Perhaps the problem is the medium. As the old communications adage goes, “the medium is the message.” I think the real problem may be that I’m too much of a perfectionist when it comes to my writing. Any thoughts that could travel from my head to other people (without excessively offending someone) requires such a rigorous filtering process that it takes forever for me to write even a few paragraphs I think are presentable. Eventually I get so tired and frustrated with the amount of time it takes to produce something that I give up altogether.

That, to me, is simply not acceptable. I don’t know myself all that well, but I do know that I need to write. I need to. In my personal statement for my law school applications, I wrote that “I love writing, but I love it the way you love a hobby, not the way you love your life’s calling.” While that may be true, it does nothing to diminish the fact that it is an important part of my life. I need to write to keep myself human. I will probably end up in law and politics in my career, two fields notable for their propensity to dehumanize people. The last thing I want is to be some drone filing temporary restraining orders or mindlessly spouting talking points to another talking head. Those things may one day be the prose in my life, but I need some poetry, too.

Not that I think I’m a particularly great writer or that the world somehow deserves to be blessed with my brilliancy. I only think I’m borderline brilliant. I’m at most a decent writer who has yet to really find his voice (for what it’s worth, it seems to be one part snarky and two parts emo). If what they say is true—that most of talent is practice—well, I could use the practice. The only way I’m going to be a better writer is to keep writing.

So I guess this blog is more for me than it is for the people who read it. If somehow what I say interests you, then welcome aboard. If not, well, you know what do with yourself.

Tuesday, January 08, 2008

A year later, and we're hovering

The last time I posted, this blog had a different name, I was still in school, and Barack Obama had just announced his candidacy for the presidency.

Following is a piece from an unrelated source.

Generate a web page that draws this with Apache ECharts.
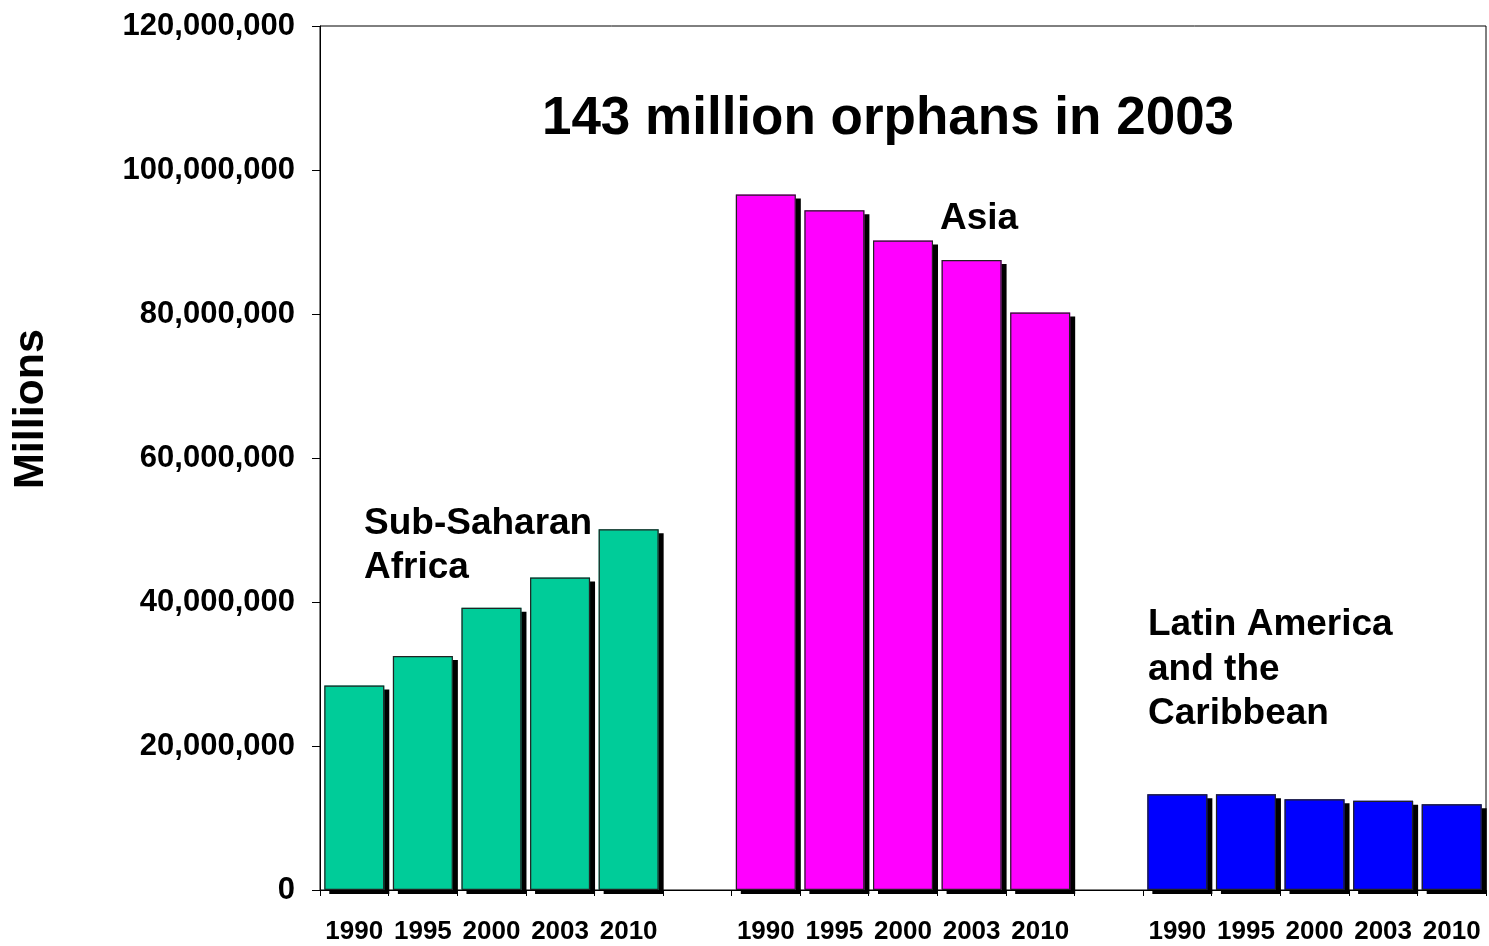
<!DOCTYPE html>
<html>
<head>
<meta charset="utf-8">
<script src="https://cdn.jsdelivr.net/npm/echarts@6/dist/echarts.min.js"></script>
<style>
  html, body { margin: 0; padding: 0; background: #fff; }
  #main { width: 1489px; height: 946px; }
</style>
</head>
<body>
<div id="main"></div>
<script>
// categories: three regions, five years each, with an empty slot after each group
var years = ['1990', '1995', '2000', '2003', '2010'];
var categories = years.concat(['']).concat(years).concat(['']).concat(years);

// orphans
var africa = [28400000, 32500000, 39200000, 43400000, 50100000];
var asia = [96600000, 94400000, 90200000, 87500000, 80200000];
var latinAmerica = [13300000, 13300000, 12600000, 12400000, 11900000];

var yTicks = [0, 20000000, 40000000, 60000000, 80000000, 100000000, 120000000];

var font = '"Liberation Sans", Arial, sans-serif';

// put each region into its own slots of the 17 categories
function place(values, start) {
  var out = [];
  for (var i = 0; i < categories.length; i++) out.push('-');
  for (var j = 0; j < values.length; j++) out[start + j] = values[j];
  return out;
}

// filled bar with the hard black drop shadow
function shadowBar(name, values, start, color) {
  return {
    name: name, type: 'bar', barWidth: 60, barGap: '-100%',
    data: place(values, start),
    itemStyle: {
      color: color, borderWidth: 0,
      shadowColor: '#000', shadowBlur: 0, shadowOffsetX: 5, shadowOffsetY: 4
    }
  };
}

// thin outline drawn on top, without shadow
function outlineBar(name, values, start) {
  return {
    name: name, type: 'bar', barWidth: 60, barGap: '-100%',
    data: place(values, start), silent: true,
    itemStyle: { color: 'transparent', borderColor: '#222', borderWidth: 1.2 }
  };
}

var myChart = echarts.init(document.getElementById('main'));

myChart.setOption({
  animation: false,
  backgroundColor: '#fff',
  grid: {
    left: 320, right: 3, top: 26, bottom: 56,
    show: true, borderColor: '#000', borderWidth: 1, backgroundColor: 'transparent'
  },
  xAxis: {
    type: 'category',
    data: categories,
    axisLine: { lineStyle: { color: '#000', width: 1 } },
    axisTick: { show: true, interval: 0, length: 6, lineStyle: { color: '#000' } },
    axisLabel: {
      interval: 0, margin: 29, color: '#000',
      fontFamily: font, fontWeight: 'bold', fontSize: 26
    },
    splitLine: { show: false }
  },
  yAxis: {
    type: 'value',
    min: yTicks[0],
    max: yTicks[yTicks.length - 1],
    interval: yTicks[1] - yTicks[0],
    axisLine: { show: true, lineStyle: { color: '#000', width: 1 } },
    axisTick: { show: true, length: 8, lineStyle: { color: '#000' } },
    axisLabel: {
      margin: 25, color: '#000', padding: [4, 0, 0, 0],
      fontFamily: font, fontWeight: 'bold', fontSize: 31,
      formatter: function (v) { return v.toLocaleString('en-US'); }
    },
    splitLine: { show: false }
  },
  series: [
    shadowBar('Sub-Saharan Africa', africa, 0, '#00CC99'),
    shadowBar('Asia', asia, 6, '#FF00FF'),
    shadowBar('Latin America and the Caribbean', latinAmerica, 12, '#0000FF'),
    outlineBar('Sub-Saharan Africa outline', africa, 0),
    outlineBar('Asia outline', asia, 6),
    outlineBar('Latin America outline', latinAmerica, 12)
  ],
  graphic: [
    {
      type: 'text', x: 31, y: 409, rotation: Math.PI / 2,
      style: {
        text: 'Millions', fill: '#000',
        font: 'bold 43px ' + font, textAlign: 'center', textVerticalAlign: 'middle'
      }
    },
    {
      type: 'text', x: 888, y: 119,
      style: {
        text: '143 million orphans in 2003', fill: '#000',
        font: 'bold 53px ' + font, textAlign: 'center', textVerticalAlign: 'middle'
      }
    },
    {
      type: 'text', x: 364, y: 502,
      style: {
        text: 'Sub-Saharan\nAfrica', fill: '#000', lineHeight: 44,
        font: 'bold 37px ' + font, textAlign: 'left', textVerticalAlign: 'top'
      }
    },
    {
      type: 'text', x: 940, y: 197,
      style: {
        text: 'Asia', fill: '#000', lineHeight: 44,
        font: 'bold 37px ' + font, textAlign: 'left', textVerticalAlign: 'top'
      }
    },
    {
      type: 'text', x: 1148, y: 603,
      style: {
        text: 'Latin America\nand the\nCaribbean', fill: '#000', lineHeight: 44.5,
        font: 'bold 37px ' + font, textAlign: 'left', textVerticalAlign: 'top'
      }
    }
  ]
});
</script>
</body>
</html>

My, how things have changed.

Tonight's Iowa shocker is another example of that old political truism: "a year is an eternity in politics." As recently as a month ago, Obama seemed to be little more than a footnote on Hillary's historical march towards the nomination. Then he took Iowa by storm, and for a moment--sadly, just a moment--looked like he was going to be the movement candidate whose victories finally matched the enthusiasm.

Another truism: just as you should never start a land war in Asia, you should never underestimate the Clintons.

I wish I had something terribly insightful to say, but it's going to take some time (read: days) for me to recover. Barack Obama is a once-in-a-generation candidate who has the potential to transform American politics in a way that hasn't been done since 1932. The prospect of losing that chance to the machinations of the entrenched, bloated Clinton machine is a bit depressing to say the least.

In the meantime, I'm going to watch Sweeney Todd.